Unfortunately, when the fireplace is the film's best artistic asset, it's gonna be a long night. Splotchy sound (sometimes there's none at all, when something like music, or wind noise, or even footsteps, would be nice; other spots people are talking but there ain't no sound to that either). Pepper's character has that post-code nag problem where instead of just telling Ford what she's seen out the window, i.e. fangs, murders, she hems and haws and stammers like Lou Costello while Ford (a detective in his day job) is busy cross-examining the rogues, and he's reluctant to listen to her, thinking she's just making some excuse to monopolize his time or make some dumb faux-Ann Sheridan wisecrack. One longs for the relative tactlessness of Jimmy Chan! Luckily the jewel thieves get some good knowing lines ("the preacher must be busy with something awfully important," notes one of them), the mystery keeps moving forward, and all three of the women in the cast are all fully-formed characters (for all my grousing, Pepper is a pretty on-key sleuth, silently trailing after suspects, searching everyone's room, etc.) The DVD version on Alpha and is pretty blurred (the Prime print is better).
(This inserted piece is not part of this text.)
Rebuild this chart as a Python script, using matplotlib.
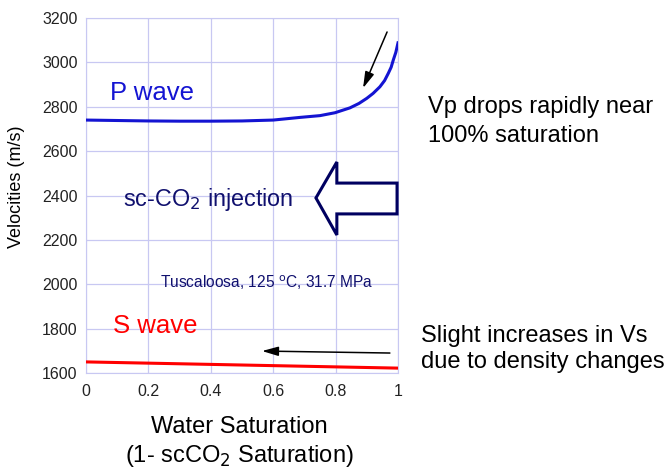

But I don't think clarity would help. The fog of booze, on the other hand, just might. 

1935 - Mascot Pictures - **1/2

A dark and stormy night, a crotchety old man (Charley Grapewin) gathers his greedy heirs and promises them each a million dollars, but then some blonde shows up claiming to be his long lost granddaughter, so he changes his mind and leaves it all to her. If you want your granddaughter to survive the night!! Secret panels, passages. grisly masks, and a house full of strange blow guns and other indigenous tribal weaponry... you get the picture. 

ONE DARK NIGHT is a little more lively and ape-free than most old dark house pics, but finds itse;f  saddled with the inescapable Wallace Ford. He plays a Vaudeville magician named 'the Great Lavalle,' whose car conveniently breaks down near the old mansion during the storm. His assistant (Mary Carlisle) just so happens to be the real granddaughter heiress. The old man believes her because she refuses to have anything to do with him or his filthy money. Meanwhile there are poison darts, Hindi sculptures, and a line-up of suspects who all must sooner or later tangle with the usual carload of clueless, gun-jumping cops. Rafaela Ottiano (the human trafficker in SHE DONE HIM WRONG) is the maid; Arthur Hohl and Hedda Hopper (you heard me) are suspects. Ford has no interest in Carlisle except as a pal and assistant, which is unusual, so she upgrades to Regis Toomey, despite the fact he may be the killer.

FRIGHTENED has been a fall-asleep C-level favorite of mine for years in a more truncated version than the somewhat blurry Alpha DVD (I had taped it in the early 80s off the old PBS show Matinee at the Bijou).  I even used footage from it in my cynically unclaimed 2009 smashed hit, CURSE OF THE MALE GAZE. What better way, perhaps, to close this capsule collection than to present it now? 



  1. It was a shame the Karen Morley character was killed off as she was fantastic. Taped this off of TCM and was pleasantly surprised! So I have long-winded question about this movie but since I'm the only person I know whose seen it I've never been able to get a theory/answer.

    How did Faith stab Esther when the lights went out? We know Faith caused the lights to go out and she's the one who wore the mask at the top of the stairwell (Gary says so when they find it in the cave and she also admits to knowing about it before killing herself). But how could she have stabbed Esther as from that moment after the masked figure appears the stairwell is occupied by Gary and older man who has a heart attack so she couldn't get back down? My guess is she did it via secret passage because there are multiple entranceways to the underground cave, though I don't think it's ever explained.
    And when did she have time to kill Jenny's maid? The maid goes upstairs while Gary's interviewing the two young lovers in another room right before the lights go out and from there on Faith is "locked" in the room with Esther. She might've had time to kill the maid and move her body to the underground cave (not sure how much time passes from lights going out and the clock ringing it's 5 o'clock) but not without someone seeing unless there was a passageway that lead directly into the room the maid was in. But I don't think that's ever explained either and the fact that she never reappears after the lights go out and a shot's fired seems to indicate she was already killed. But there was no interval for the murder to take place.


  2. I wish I could help you. As the killer was chosen via a radio contest it may be that the events leading up to her unmasking were not thought through, but I'd venture to say that once the lights are off, time is irrelevant in these sorts of movies. Old ladies can haul corpses hither and yon in the time it takes for a cop to find a light switch.

    I'll have to re-watch it soon and get back to you.

  3. Haha, yeah there's a little bit of Miss Marple in all of us. I think you're right about there being no satisfactory answer because it was a radio contest (another reason I was surprised I liked it). I thought I'd missed mention of a secret passageway or something that would explain how she got around everyone but nothing.